» Exercise brief
Extract the records below word for word and ignore the images.

* * *

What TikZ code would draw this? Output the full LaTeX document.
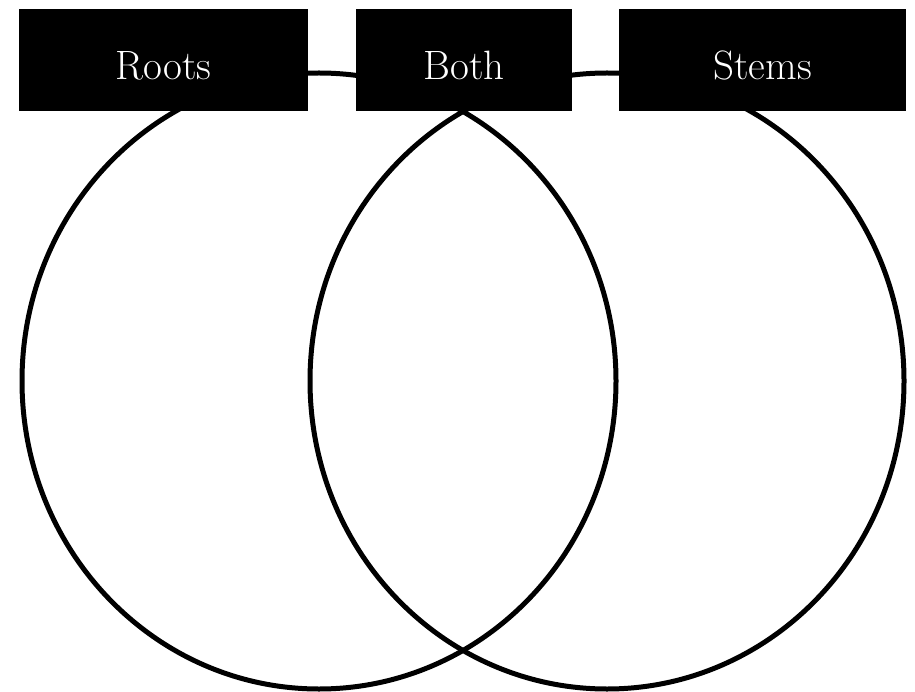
\documentclass[tikz,border=0pt]{standalone}
\usepackage{fontspec}
\usepackage{tikz}
\usetikzlibrary{shapes.geometric}

\begin{document}
\begin{tikzpicture}[
  x=1pt,y=-1pt,
  set/.style={draw,ellipse,line width=5pt,inner sep=0pt,
              minimum width=594pt,minimum height=616pt},
  tag/.style={fill=black,text=white,inner sep=0pt,minimum height=102pt,
              text height=40pt,text depth=0pt,
              font=\fontsize{41}{48}\selectfont}
]
\useasboundingbox (0,0) rectangle (915,692);
\node[set] (roots set) at (319,381) {};
\node[set] (stems set) at (607,381) {};
\node[tag,minimum width=289pt] (roots) at (163.5,60) {Roots};
\node[tag,minimum width=216pt] (both) at (464,60) {Both};
\node[tag,minimum width=287pt] (stems) at (762.5,60) {Stems};
\end{tikzpicture}
\end{document}
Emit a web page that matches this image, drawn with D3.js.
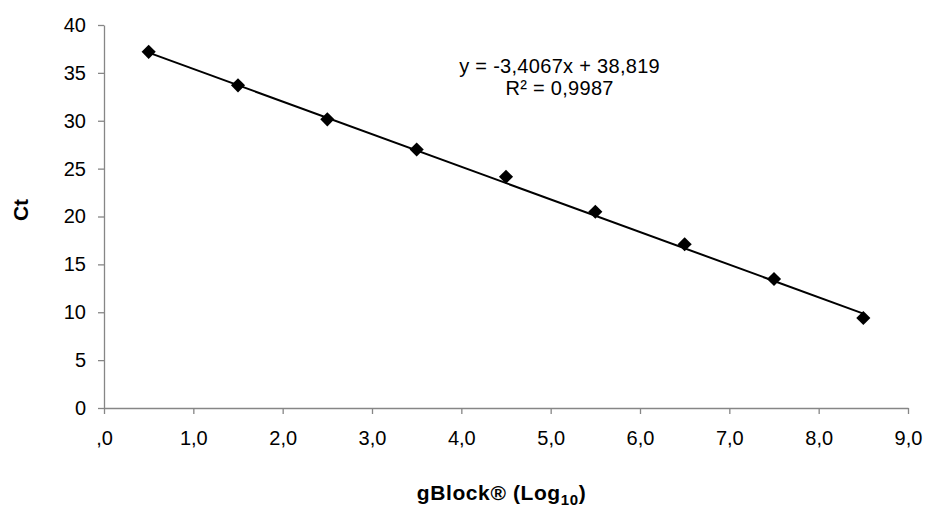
<!DOCTYPE html>
<html>
<head>
<meta charset="utf-8">
<script src="https://cdn.jsdelivr.net/npm/d3@7"></script>
<style>
  body { margin: 0; background: #fff; }
  text { font-family: "Liberation Sans", Arial, sans-serif; }
</style>
</head>
<body>
<div id="chart"></div>
<script>
const logValues = [0.5, 1.5, 2.5, 3.5, 4.5, 5.5, 6.5, 7.5, 8.5];
const ctValues = [37.2, 33.7, 30.15, 27.0, 24.15, 20.5, 17.1, 13.47, 9.4];
const xTicks = [0, 1, 2, 3, 4, 5, 6, 7, 8, 9];
const yTicks = [0, 5, 10, 15, 20, 25, 30, 35, 40];
const slope = -3.4067;
const intercept = 38.819;
const equationLines = ["y = -3,4067x + 38,819", "R² = 0,9987"];

const width = 927, height = 512;
const margin = { top: 25, right: 19, bottom: 104, left: 104 };
const plotWidth = width - margin.left - margin.right;
const plotHeight = height - margin.top - margin.bottom;

const svg = d3.select("#chart")
    .append("svg")
    .attr("width", width)
    .attr("height", height);

const g = svg.append("g")
    .attr("transform", `translate(${margin.left},${margin.top})`);

const xScale = d3.scaleLinear().domain([0, 9]).range([0, plotWidth]);
const yScale = d3.scaleLinear().domain([0, 40]).range([plotHeight, 0]);

const fmtX = d => d === 0 ? ",0" : d3.format(".1f")(d).replace(".", ",");

// x axis
const xAxis = g.append("g")
    .attr("transform", `translate(0,${plotHeight})`)
    .call(d3.axisBottom(xScale).tickValues(xTicks).tickFormat(fmtX).tickSize(6).tickSizeOuter(0));

// y axis
const yAxis = g.append("g")
    .call(d3.axisLeft(yScale).tickValues(yTicks).tickSize(6).tickSizeOuter(0));

[xAxis, yAxis].forEach(ax => {
    ax.select(".domain").attr("stroke", "#868686").attr("stroke-width", 1.3);
    ax.selectAll(".tick line").attr("stroke", "#868686").attr("stroke-width", 1.3);
    ax.selectAll(".tick text")
        .attr("fill", "#000")
        .style("font-size", "20px")
        .style("font-family", "'Liberation Sans', Arial, sans-serif");
});
xAxis.selectAll(".tick text").attr("y", 9).attr("dy", "1.38em");
yAxis.selectAll(".tick text").attr("x", -18);

// trendline
const x0 = d3.min(logValues), x1 = d3.max(logValues);
g.append("line")
    .attr("x1", xScale(x0))
    .attr("y1", yScale(slope * x0 + intercept))
    .attr("x2", xScale(x1))
    .attr("y2", yScale(slope * x1 + intercept))
    .attr("stroke", "#000")
    .attr("stroke-width", 2);

// markers
const data = logValues.map((x, i) => ({ x: x, y: ctValues[i] }));
g.selectAll(".marker")
    .data(data)
    .enter().append("path")
    .attr("class", "marker")
    .attr("d", d3.symbol().type(d3.symbolSquare).size(100))
    .attr("transform", d => `translate(${xScale(d.x)},${yScale(d.y)}) rotate(45)`)
    .attr("fill", "#000");

// equation
const eqX = xScale(5.1);
const eq = g.append("text")
    .attr("y", 48)
    .attr("text-anchor", "middle")
    .style("font-size", "20px")
    .style("letter-spacing", "0.3px");
eq.selectAll("tspan")
    .data(equationLines)
    .enter().append("tspan")
    .attr("x", eqX)
    .attr("dy", (d, i) => i === 0 ? 0 : 22)
    .text(d => d);

// axis titles
svg.append("text")
    .attr("transform", `translate(28,210) rotate(-90)`)
    .attr("text-anchor", "middle")
    .style("font-size", "21px")
    .style("font-weight", "bold")
    .text("Ct");

const xTitle = svg.append("text")
    .attr("x", margin.left + xScale(4.45))
    .attr("y", 500)
    .attr("text-anchor", "middle")
    .style("font-size", "21px")
    .style("font-weight", "bold")
    .style("letter-spacing", "0.6px");
xTitle.append("tspan").text("gBlock® (Log");
xTitle.append("tspan").attr("dy", 5).style("font-size", "15px").text("10");
xTitle.append("tspan").attr("dy", -5).text(")");
</script>
</body>
</html>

* * *

» Written solution
What TikZ code would draw this? Output the full LaTeX document.
\documentclass[tikz,border=0pt]{standalone}
\usepackage{fontspec}
\usepackage{tikz}
\usetikzlibrary{shapes.geometric}

\begin{document}
\begin{tikzpicture}[
  x=1pt,y=-1pt,
  set/.style={draw,ellipse,line width=5pt,inner sep=0pt,
              minimum width=594pt,minimum height=616pt},
  tag/.style={fill=black,text=white,inner sep=0pt,minimum height=102pt,
              text height=40pt,text depth=0pt,
              font=\fontsize{41}{48}\selectfont}
]
\useasboundingbox (0,0) rectangle (915,692);
\node[set] (roots set) at (319,381) {};
\node[set] (stems set) at (607,381) {};
\node[tag,minimum width=289pt] (roots) at (163.5,60) {Roots};
\node[tag,minimum width=216pt] (both) at (464,60) {Both};
\node[tag,minimum width=287pt] (stems) at (762.5,60) {Stems};
\end{tikzpicture}
\end{document}
Emit a web page that matches this image, drawn with D3.js.
<!DOCTYPE html>
<html>
<head>
<meta charset="utf-8">
<script src="https://cdn.jsdelivr.net/npm/d3@7"></script>
<style>
  body { margin: 0; background: #fff; }
  text { font-family: "Liberation Sans", Arial, sans-serif; }
</style>
</head>
<body>
<div id="chart"></div>
<script>
const logValues = [0.5, 1.5, 2.5, 3.5, 4.5, 5.5, 6.5, 7.5, 8.5];
const ctValues = [37.2, 33.7, 30.15, 27.0, 24.15, 20.5, 17.1, 13.47, 9.4];
const xTicks = [0, 1, 2, 3, 4, 5, 6, 7, 8, 9];
const yTicks = [0, 5, 10, 15, 20, 25, 30, 35, 40];
const slope = -3.4067;
const intercept = 38.819;
const equationLines = ["y = -3,4067x + 38,819", "R² = 0,9987"];

const width = 927, height = 512;
const margin = { top: 25, right: 19, bottom: 104, left: 104 };
const plotWidth = width - margin.left - margin.right;
const plotHeight = height - margin.top - margin.bottom;

const svg = d3.select("#chart")
    .append("svg")
    .attr("width", width)
    .attr("height", height);

const g = svg.append("g")
    .attr("transform", `translate(${margin.left},${margin.top})`);

const xScale = d3.scaleLinear().domain([0, 9]).range([0, plotWidth]);
const yScale = d3.scaleLinear().domain([0, 40]).range([plotHeight, 0]);

const fmtX = d => d === 0 ? ",0" : d3.format(".1f")(d).replace(".", ",");

// x axis
const xAxis = g.append("g")
    .attr("transform", `translate(0,${plotHeight})`)
    .call(d3.axisBottom(xScale).tickValues(xTicks).tickFormat(fmtX).tickSize(6).tickSizeOuter(0));

// y axis
const yAxis = g.append("g")
    .call(d3.axisLeft(yScale).tickValues(yTicks).tickSize(6).tickSizeOuter(0));

[xAxis, yAxis].forEach(ax => {
    ax.select(".domain").attr("stroke", "#868686").attr("stroke-width", 1.3);
    ax.selectAll(".tick line").attr("stroke", "#868686").attr("stroke-width", 1.3);
    ax.selectAll(".tick text")
        .attr("fill", "#000")
        .style("font-size", "20px")
        .style("font-family", "'Liberation Sans', Arial, sans-serif");
});
xAxis.selectAll(".tick text").attr("y", 9).attr("dy", "1.38em");
yAxis.selectAll(".tick text").attr("x", -18);

// trendline
const x0 = d3.min(logValues), x1 = d3.max(logValues);
g.append("line")
    .attr("x1", xScale(x0))
    .attr("y1", yScale(slope * x0 + intercept))
    .attr("x2", xScale(x1))
    .attr("y2", yScale(slope * x1 + intercept))
    .attr("stroke", "#000")
    .attr("stroke-width", 2);

// markers
const data = logValues.map((x, i) => ({ x: x, y: ctValues[i] }));
g.selectAll(".marker")
    .data(data)
    .enter().append("path")
    .attr("class", "marker")
    .attr("d", d3.symbol().type(d3.symbolSquare).size(100))
    .attr("transform", d => `translate(${xScale(d.x)},${yScale(d.y)}) rotate(45)`)
    .attr("fill", "#000");

// equation
const eqX = xScale(5.1);
const eq = g.append("text")
    .attr("y", 48)
    .attr("text-anchor", "middle")
    .style("font-size", "20px")
    .style("letter-spacing", "0.3px");
eq.selectAll("tspan")
    .data(equationLines)
    .enter().append("tspan")
    .attr("x", eqX)
    .attr("dy", (d, i) => i === 0 ? 0 : 22)
    .text(d => d);

// axis titles
svg.append("text")
    .attr("transform", `translate(28,210) rotate(-90)`)
    .attr("text-anchor", "middle")
    .style("font-size", "21px")
    .style("font-weight", "bold")
    .text("Ct");

const xTitle = svg.append("text")
    .attr("x", margin.left + xScale(4.45))
    .attr("y", 500)
    .attr("text-anchor", "middle")
    .style("font-size", "21px")
    .style("font-weight", "bold")
    .style("letter-spacing", "0.6px");
xTitle.append("tspan").text("gBlock® (Log");
xTitle.append("tspan").attr("dy", 5).style("font-size", "15px").text("10");
xTitle.append("tspan").attr("dy", -5).text(")");
</script>
</body>
</html>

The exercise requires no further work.